The founder of the Cantele winery, Giovanni Battista Cantele — grandfather to the current generation — was born in 1907 in Pramaggiore (in the Province of Venice). During the Second World War, he moved to Imola (Province of Bologna) where he met and married the beautiful Teresa Manara. The couple had two sons, Augusto and Domenico.

After the war, Gianni — as he was known — made a career for himself in the wine trade. Like many in his generation, he found steady work as a broker of bulk wine that he would purchase in Puglia and then sell in Northern Italy. At the time, winemakers in northern Italy had difficulties in achieving the desired alcohol content and body in their wines — in part because of the climatic conditions and in part because of the available winemaking technology. It was not uncommon to ship wine from Puglia (where grape growers had no problems in obtaining fruit with sufficient sugar levels) to blend into the wines of the north. Expanding prosperity and a population explosion in the north had led to growing demand for quality wine.

On one of the many business trips that Gianni made from Imola to Lecce (Puglia’s baroque masterpiece and the hub of its viticulture), he took his wife Teresa with him. It was love at first sight: as soon as they arrived in Lecce, she made up her mind that she wanted to move the whole family there.

In the year’s leading up to Italy’s “economic miracle” and post-war recovery, it was unthinkable that a family with a thriving business would choose to abandon the prosperous north and relocate in the south, where agriculture was still the leading industry. But Gianni’s devotion to Teresa and their shared love of the pristine Salento peninsula inspired the couple to make a “reverse” migration. When most young married couples were moving to the north in search of factory jobs, the Cantele family backed the bags and headed in the opposite direction.

Teresa and Gianni’s son Augusto, 16 years old at the time, was reluctant to follow the family to the “deep south” — even though, in his later years, there was no one who loved Salento more. He remained in the north and went to school to study enology in Conegliano at the historic Institute for Viticultural Research and Experimentation. After completing his degree, he “cut his teeth” in the wine industry working at wineries in the Veneto (northern Italy), where he developed his deft hand for making white wines.

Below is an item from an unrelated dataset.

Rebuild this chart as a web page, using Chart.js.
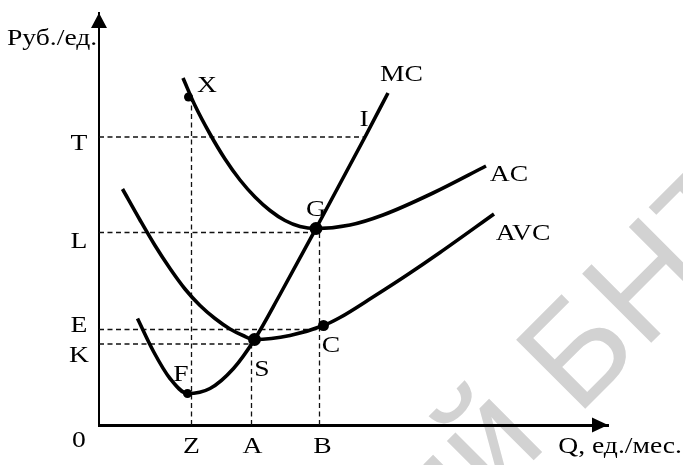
<!DOCTYPE html>
<html>
<head>
<meta charset="utf-8">
<script src="https://cdn.jsdelivr.net/npm/chart.js@4"></script>
<style>
  html, body { margin: 0; padding: 0; background: #fff; }
  canvas { display: block; }
</style>
</head>
<body>
<canvas id="costChart" width="683" height="465"></canvas>
<script>
// levels marked on the axes
const qtyNames = ['Z', 'A', 'B'];
const qtyValues = [18.5, 30.5, 44.1];
const priceNames = ['T', 'L', 'E', 'K'];
const priceValues = [57.6, 38.5, 19.1, 16.2];

// cost curves: quantity / price per unit
const mcQ = [7.7, 10.9, 14.2, 17.7, 22.2, 26.9, 31.1, 36.2, 43.4, 53.2, 57.8];
const mcP = [21.3, 14.7, 9.3, 6.3, 7.3, 11.3, 17.1, 26.1, 39.3, 57.6, 66.4];
const acQ = [16.8, 19.2, 22.2, 25.2, 28.2, 31.2, 34.2, 37.2, 40.2, 43.4, 50.2, 56.8, 66.8, 77.4];
const acP = [69.4, 63.9, 58.2, 53.2, 49.0, 45.6, 42.9, 40.9, 39.7, 39.3, 40.0, 42.0, 46.4, 51.8];
const avcQ = [4.7, 8.2, 11.2, 14.2, 17.2, 20.2, 23.2, 26.2, 28.8, 31.1, 38.2, 44.9, 48.2, 54.8, 61.6, 68.2, 79.0];
const avcP = [47.2, 41.0, 35.9, 31.3, 27.2, 23.9, 21.3, 19.2, 17.9, 17.1, 17.9, 19.9, 21.5, 25.6, 30.0, 34.5, 42.2];

// marked points on the curves
const pointNames = ['X', 'G', 'S', 'C', 'F'];
const pointQ = [17.9, 43.4, 31.1, 44.9, 17.7];
const pointP = [65.6, 39.3, 17.1, 19.9, 6.3];

const [Z, A, B] = qtyValues;
const [T, L, E, K] = priceValues;
const xy = (qs, ps) => qs.map((q, i) => ({ x: q, y: ps[i] }));

// dashed guides: horizontal to the curve, vertical down to the Q axis
const guideLines = [
  [[0, T], [53.2, T]],
  [[0, L], [B, L]],
  [[0, E], [B, E]],
  [[0, K], [A, K]],
  [[Z, 0], [Z, pointP[0]]],
  [[A, 0], [A, K]],
  [[B, 0], [B, L]]
];

// ---- layout-only settings ----
const serif = '23px "Liberation Serif", "Times New Roman", serif';
const stretch = 1.2;
const priceNudge = [13, 15.5, 2, 17.5];
const qtyNudge = [0, 1, 3];
const labelSpots = [
  { t: 'X', q: 21.6, p: 66.6 },
  { t: 'G', q: 43.4, p: 41.8 },
  { t: 'S', q: 32.6, p: 9.8 },
  { t: 'C', q: 46.4, p: 14.6 },
  { t: 'F', q: 16.4, p: 8.8 },
  { t: 'I', q: 53.0, p: 59.8 },
  { t: 'MC', q: 60.5, p: 68.9 },
  { t: 'AC', q: 82.0, p: 48.8 },
  { t: 'AVC', q: 84.8, p: 37.0 }
];

function stretchText(ctx, text, x, y, align) {
  ctx.save();
  ctx.translate(x, y);
  ctx.scale(stretch, 1);
  ctx.font = serif;
  ctx.fillStyle = '#000';
  ctx.textAlign = align || 'center';
  ctx.textBaseline = 'alphabetic';
  ctx.fillText(text, 0, 0);
  ctx.restore();
}

const backdrop = {
  id: 'backdrop',
  beforeDraw(chart) {
    const ctx = chart.ctx;
    ctx.save();
    ctx.fillStyle = '#fff';
    ctx.fillRect(0, 0, chart.width, chart.height);
    // faint repository watermark
    ctx.translate(577, 417);
    ctx.rotate(-Math.PI / 4);
    ctx.font = '142px "Liberation Sans", Arial, sans-serif';
    ctx.fillStyle = '#d2d2d2';
    ctx.textBaseline = 'alphabetic';
    ctx.textAlign = 'left';
    ctx.fillText('БНТУ', 0, 0);
    ctx.textAlign = 'right';
    ctx.fillText('Репозиторий ', 0, 0);
    ctx.restore();
  }
};

const annotate = {
  id: 'annotate',
  afterDraw(chart) {
    const { ctx, chartArea: ca, scales: { x, y } } = chart;

    // axis arrows
    ctx.save();
    ctx.fillStyle = '#000';
    ctx.beginPath();
    ctx.moveTo(ca.left, ca.top);
    ctx.lineTo(ca.left - 8, ca.top + 15);
    ctx.lineTo(ca.left + 8, ca.top + 15);
    ctx.closePath();
    ctx.fill();
    ctx.beginPath();
    ctx.moveTo(ca.right, ca.bottom);
    ctx.lineTo(ca.right - 16, ca.bottom - 7.5);
    ctx.lineTo(ca.right - 16, ca.bottom + 7.5);
    ctx.closePath();
    ctx.fill();
    ctx.restore();

    // axis titles and origin
    stretchText(ctx, 'Руб./ед.', ca.left - 92, 45, 'left');
    stretchText(ctx, 'Q, ед./мес.', 682, 453, 'right');
    stretchText(ctx, '0', ca.left - 20, 447);

    priceNames.forEach((n, i) => {
      stretchText(ctx, n, ca.left - 20, y.getPixelForValue(priceValues[i]) + priceNudge[i]);
    });
    qtyNames.forEach((n, i) => {
      stretchText(ctx, n, x.getPixelForValue(qtyValues[i]) + qtyNudge[i], 453);
    });
    labelSpots.forEach(s => {
      stretchText(ctx, s.t, x.getPixelForValue(s.q), y.getPixelForValue(s.p));
    });
  }
};

const curve = (label, data) => ({
  label,
  data,
  showLine: true,
  borderColor: '#000',
  borderWidth: 3.6,
  pointRadius: 0,
  cubicInterpolationMode: 'monotone',
  order: 2
});

const guideSets = guideLines.map(seg => ({
  data: seg.map(([q, p]) => ({ x: q, y: p })),
  showLine: true,
  borderColor: '#111',
  borderWidth: 1.3,
  borderDash: [5, 3.5],
  pointRadius: 0,
  order: 3
}));

new Chart(document.getElementById('costChart'), {
  type: 'scatter',
  data: {
    datasets: [
      ...guideSets,
      curve('MC', xy(mcQ, mcP)),
      curve('AC', xy(acQ, acP)),
      curve('AVC', xy(avcQ, avcP)),
      {
        label: 'points',
        data: xy(pointQ, pointP),
        backgroundColor: '#000',
        borderColor: '#000',
        borderWidth: 0,
        pointRadius: [4.5, 6.5, 6.5, 5.5, 4.5],
        order: 1
      }
    ]
  },
  options: {
    responsive: false,
    animation: false,
    devicePixelRatio: 1,
    layout: { padding: { left: 0, right: 75, top: 13, bottom: 0 } },
    plugins: { legend: { display: false }, tooltip: { enabled: false } },
    scales: {
      x: {
        type: 'linear', min: 0, max: 101.8,
        grid: { display: false },
        ticks: { display: false },
        border: { color: '#000', width: 3 },
        afterFit: s => { s.height = 40; }
      },
      y: {
        type: 'linear', min: 0, max: 82.4,
        grid: { display: false },
        ticks: { display: false },
        border: { color: '#000', width: 2 },
        afterFit: s => { s.width = 99; }
      }
    }
  },
  plugins: [backdrop, annotate]
});
</script>
</body>
</html>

At the end of the 1960s, August finally decided to reunite with his family in Lecce and he began working as a consulting enologist in the townships of Guagnano and Salice Salentino. In 1979, father Gianni and sons Augusto and Domenico decided to start a new winery under the family name. In the early years, Cantele was a bottler, purchasing wines from the wineries where Augusto worked as a consultant. Then, in the 1990s, Cantele began to acquire vineyards and started making its own wines.

The 1990s were important years for Italian wine, with impressive growth in foreign markets, particularly in the U.S. and Central and Northern Europe. In 2003, to meet the growing demand for its wines in Italy and abroad, Cantele opened a new state-of-the-art winery between the villages of Fra Guagnano and Salice Salentino (the best growing zone in Puglia).

Today, the Cantele family owns 50 hectares planted to vine and the family’s current winemaker Gianni Cantele (one of Augusto’s sons) and agronomist Cataldo Ferrari manage another 150 hectares owned by other growers. Augusto’s other son Paolo Cantele is the winery’s brand manager and Domenico’s son Umberto is head of sales. Domenico’s daughter Luisa also works in the estate’s corporate offices together with Gianni’s wife Gabriella. The business remains to this day a true “family affair.”

Grandfather Gianni was a red wine lover. Grandmother Teresa preferred white. When Gianni lovingly scolded her, noting that there were plenty of red grapes in the world that she could enjoy, she responded by saying that if he wouldn’t make her any white wine, she would ask their son Augusto to make her some.

Teresa Manara Chardonnay and Teresa Manara Negroamaro are named in her honor.